* Problem description: Restate each line word for word. Leave out every picture.

* Data:

* start *

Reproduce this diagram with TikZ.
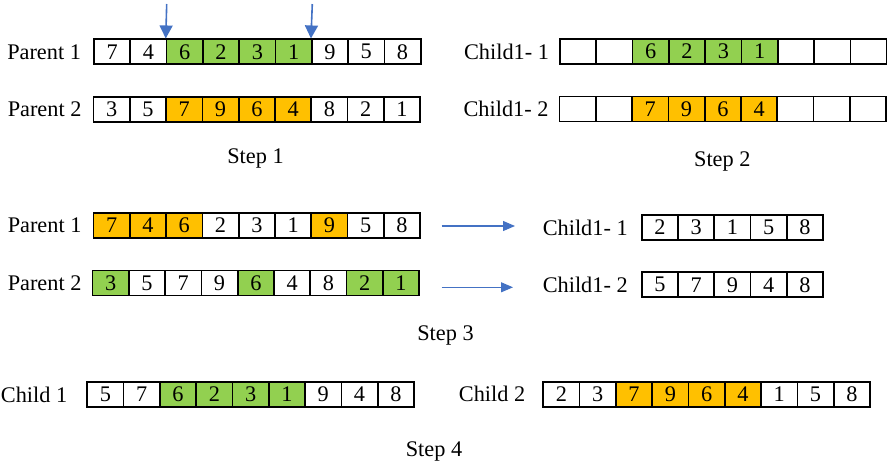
\documentclass[tikz,border=0pt]{standalone}
\usepackage{fontspec}
\setmainfont{Liberation Serif}
\usetikzlibrary{arrows.meta}

\definecolor{genegreen}{HTML}{92D050}
\definecolor{geneorange}{HTML}{FFC000}
\definecolor{cutblue}{HTML}{4472C4}
\newcommand{\genefont}{\fontsize{22.3}{26}\selectfont}

% A chromosome: #1 name, #2 left x, #3 centre y, #4 list of value/fill
\newcommand{\chromosome}[4]{%
  \foreach \v/\c [count=\i] in {#4} {
    \node[cell, fill=\c] (#1-\i) at ({#2+(\i-0.5)*36.3}, #3) {\v};
  }%
}

\begin{document}
\begin{tikzpicture}[x=1pt, y=-1pt,
  cell/.style={draw=black, line width=1.7pt, minimum width=36.3pt,
    minimum height=25pt, inner sep=0pt, font=\genefont},
  lab/.style={anchor=east, inner sep=0pt, font=\genefont},
  steplab/.style={anchor=base, inner sep=0pt, font=\genefont},
  cutarrow/.style={draw=cutblue, line width=1.6pt,
    -{Triangle[length=13pt,width=13pt]}},
  maparrow/.style={draw=cutblue, line width=1.1pt,
    -{Triangle[length=12pt,width=10pt]}}]

\useasboundingbox (0,0) rectangle (887,464);

% Step 1: the two parents and the cut points
\chromosome{Pa}{94}{51.8}{7/white,4/white,6/genegreen,2/genegreen,3/genegreen,1/genegreen,9/white,5/white,8/white}
\chromosome{Pb}{93.5}{109.2}{3/white,5/white,7/geneorange,9/geneorange,6/geneorange,4/geneorange,8/white,2/white,1/white}
\node[lab] (Pa-lab) at ([xshift=-12pt]Pa-1.west) {Parent 1};
\node[lab] (Pb-lab) at ([xshift=-11pt]Pb-1.west) {Parent 2};
\coordinate (cutA) at (166.7,4);
\coordinate (cutB) at (312.3,4);
\draw[cutarrow] (cutA) -- (Pa-3.north west);
\draw[cutarrow] (cutB) -- (Pa-7.north west);
\node[steplab] (step1) at (255.5,163) {Step 1};

% Step 2: the copied segments
\chromosome{Ca}{560}{51.5}{/white,/white,6/genegreen,2/genegreen,3/genegreen,1/genegreen,/white,/white,/white}
\chromosome{Cb}{559.5}{109}{/white,/white,7/geneorange,9/geneorange,6/geneorange,4/geneorange,/white,/white,/white}
\node[lab] (Ca-lab) at ([xshift=-10pt]Ca-1.west) {Child1- 1};
\node[lab] (Cb-lab) at ([xshift=-10pt]Cb-1.west) {Child1- 2};
\node[steplab] (step2) at (722.3,166.5) {Step 2};

% Step 3: remaining genes in order
\chromosome{Qa}{93.5}{225.5}{7/geneorange,4/geneorange,6/geneorange,2/white,3/white,1/white,9/geneorange,5/white,8/white}
\chromosome{Qb}{92.5}{283}{3/genegreen,5/white,7/white,9/white,6/genegreen,4/white,8/white,2/genegreen,1/genegreen}
\node[lab] (Qa-lab) at ([xshift=-11pt]Qa-1.west) {Parent 1};
\node[lab] (Qb-lab) at ([xshift=-10pt]Qb-1.west) {Parent 2};
\chromosome{Ra}{641.7}{227.5}{2/white,3/white,1/white,5/white,8/white}
\chromosome{Rb}{641.7}{284.8}{5/white,7/white,9/white,4/white,8/white}
\node[lab] (Ra-lab) at ([xshift=-13pt]Ra-1.west) {Child1- 1};
\node[lab] (Rb-lab) at ([xshift=-13pt]Rb-1.west) {Child1- 2};
\coordinate (mapA) at (441.7,226);
\coordinate (mapAend) at (515,226);
\coordinate (mapB) at (441.7,287.3);
\coordinate (mapBend) at (513,287.3);
\draw[maparrow] (mapA) -- (mapAend);
\draw[maparrow] (mapB) -- (mapBend);
\node[steplab] (step3) at (445.5,340) {Step 3};

% Step 4: the offspring
\chromosome{Sa}{87.3}{394.5}{5/white,7/white,6/genegreen,2/genegreen,3/genegreen,1/genegreen,9/white,4/white,8/white}
\chromosome{Sb}{543.3}{394.2}{2/white,3/white,7/geneorange,9/geneorange,6/geneorange,4/geneorange,1/white,5/white,8/white}
\node[lab] (Sa-lab) at ([xshift=-19pt]Sa-1.west) {Child 1};
\node[lab] (Sb-lab) at ([xshift=-17pt]Sb-1.west) {Child 2};
\node[steplab] (step4) at (434,456.7) {Step 4};

\end{tikzpicture}
\end{document}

* end *

* Correct answer:
Reproduce this diagram with TikZ.
\documentclass[tikz,border=0pt]{standalone}
\usepackage{fontspec}
\setmainfont{Liberation Serif}
\usetikzlibrary{arrows.meta}

\definecolor{genegreen}{HTML}{92D050}
\definecolor{geneorange}{HTML}{FFC000}
\definecolor{cutblue}{HTML}{4472C4}
\newcommand{\genefont}{\fontsize{22.3}{26}\selectfont}

% A chromosome: #1 name, #2 left x, #3 centre y, #4 list of value/fill
\newcommand{\chromosome}[4]{%
  \foreach \v/\c [count=\i] in {#4} {
    \node[cell, fill=\c] (#1-\i) at ({#2+(\i-0.5)*36.3}, #3) {\v};
  }%
}

\begin{document}
\begin{tikzpicture}[x=1pt, y=-1pt,
  cell/.style={draw=black, line width=1.7pt, minimum width=36.3pt,
    minimum height=25pt, inner sep=0pt, font=\genefont},
  lab/.style={anchor=east, inner sep=0pt, font=\genefont},
  steplab/.style={anchor=base, inner sep=0pt, font=\genefont},
  cutarrow/.style={draw=cutblue, line width=1.6pt,
    -{Triangle[length=13pt,width=13pt]}},
  maparrow/.style={draw=cutblue, line width=1.1pt,
    -{Triangle[length=12pt,width=10pt]}}]

\useasboundingbox (0,0) rectangle (887,464);

% Step 1: the two parents and the cut points
\chromosome{Pa}{94}{51.8}{7/white,4/white,6/genegreen,2/genegreen,3/genegreen,1/genegreen,9/white,5/white,8/white}
\chromosome{Pb}{93.5}{109.2}{3/white,5/white,7/geneorange,9/geneorange,6/geneorange,4/geneorange,8/white,2/white,1/white}
\node[lab] (Pa-lab) at ([xshift=-12pt]Pa-1.west) {Parent 1};
\node[lab] (Pb-lab) at ([xshift=-11pt]Pb-1.west) {Parent 2};
\coordinate (cutA) at (166.7,4);
\coordinate (cutB) at (312.3,4);
\draw[cutarrow] (cutA) -- (Pa-3.north west);
\draw[cutarrow] (cutB) -- (Pa-7.north west);
\node[steplab] (step1) at (255.5,163) {Step 1};

% Step 2: the copied segments
\chromosome{Ca}{560}{51.5}{/white,/white,6/genegreen,2/genegreen,3/genegreen,1/genegreen,/white,/white,/white}
\chromosome{Cb}{559.5}{109}{/white,/white,7/geneorange,9/geneorange,6/geneorange,4/geneorange,/white,/white,/white}
\node[lab] (Ca-lab) at ([xshift=-10pt]Ca-1.west) {Child1- 1};
\node[lab] (Cb-lab) at ([xshift=-10pt]Cb-1.west) {Child1- 2};
\node[steplab] (step2) at (722.3,166.5) {Step 2};

% Step 3: remaining genes in order
\chromosome{Qa}{93.5}{225.5}{7/geneorange,4/geneorange,6/geneorange,2/white,3/white,1/white,9/geneorange,5/white,8/white}
\chromosome{Qb}{92.5}{283}{3/genegreen,5/white,7/white,9/white,6/genegreen,4/white,8/white,2/genegreen,1/genegreen}
\node[lab] (Qa-lab) at ([xshift=-11pt]Qa-1.west) {Parent 1};
\node[lab] (Qb-lab) at ([xshift=-10pt]Qb-1.west) {Parent 2};
\chromosome{Ra}{641.7}{227.5}{2/white,3/white,1/white,5/white,8/white}
\chromosome{Rb}{641.7}{284.8}{5/white,7/white,9/white,4/white,8/white}
\node[lab] (Ra-lab) at ([xshift=-13pt]Ra-1.west) {Child1- 1};
\node[lab] (Rb-lab) at ([xshift=-13pt]Rb-1.west) {Child1- 2};
\coordinate (mapA) at (441.7,226);
\coordinate (mapAend) at (515,226);
\coordinate (mapB) at (441.7,287.3);
\coordinate (mapBend) at (513,287.3);
\draw[maparrow] (mapA) -- (mapAend);
\draw[maparrow] (mapB) -- (mapBend);
\node[steplab] (step3) at (445.5,340) {Step 3};

% Step 4: the offspring
\chromosome{Sa}{87.3}{394.5}{5/white,7/white,6/genegreen,2/genegreen,3/genegreen,1/genegreen,9/white,4/white,8/white}
\chromosome{Sb}{543.3}{394.2}{2/white,3/white,7/geneorange,9/geneorange,6/geneorange,4/geneorange,1/white,5/white,8/white}
\node[lab] (Sa-lab) at ([xshift=-19pt]Sa-1.west) {Child 1};
\node[lab] (Sb-lab) at ([xshift=-17pt]Sb-1.west) {Child 2};
\node[steplab] (step4) at (434,456.7) {Step 4};

\end{tikzpicture}
\end{document}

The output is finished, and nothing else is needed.